Ed infine, lo stesso Coc­teau torna sull’attraversamento dello spec­chio in Orfeo. Ambien­tato nella Parigi anni cin­quanta, Euri­dice muore in un inci­dente stra­dale. Un miste­rioso per­so­nag­gio, Heu­ter­bise, una sorta di angelo custode del poeta, aiuta Orfeo ad attra­ver­sare uno spec­chio per­ché egli possa recarsi nell’aldilà e ripor­tare indie­tro sua moglie. Gli fa indos­sare dei guanti e gli dice: «Adesso voi attra­ver­se­rete lo spec­chio come fosse acqua, pro­vate». Allo sguardo atto­nito di Orfeo, con­ti­nua: «Vi rivelo il segreto dei segreti: gli spec­chi sono le porte attra­verso le quali la morte viene e va. Del resto, guar­da­tevi tutta la vita in uno spec­chio e vedrete la morte lavo­rare come api in un alveare di vetro».

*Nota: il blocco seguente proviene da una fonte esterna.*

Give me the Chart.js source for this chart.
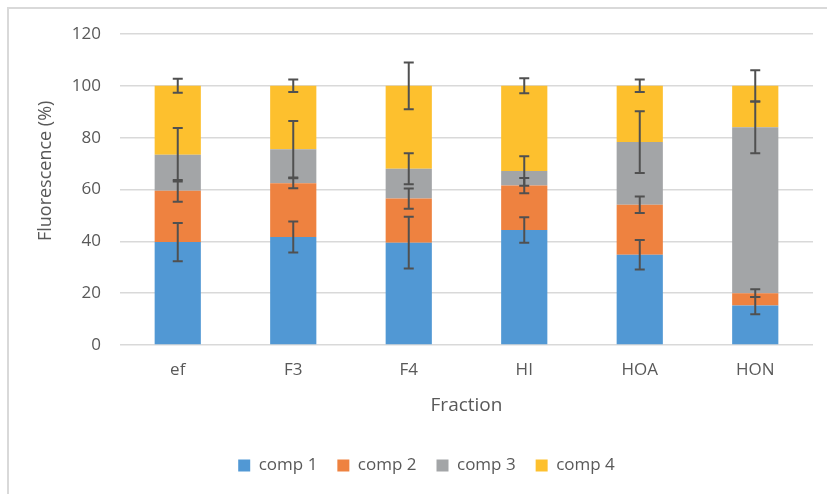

Orfeo, spinto dal suo men­tore, pene­tra a que­sto punto nello spec­chio, dap­prima esi­tando con la punta delle dita rico­perte dai guanti.

A detta di Coc­teau lo spec­chio nel quale si tuffa il pro­ta­go­ni­sta di Le sang d’un poéte era costi­tuito, per ren­dere l’effetto di un vero e pro­prio attra­ver­sa­mento in un liquido, da una vasca di mer­cu­rio in cui si immerge l’attore! Qual­che anno dopo Jean Marais, nella parte di Orfeo, si limi­terà a immer­gere nel mer­cu­rio solo le dita guantate.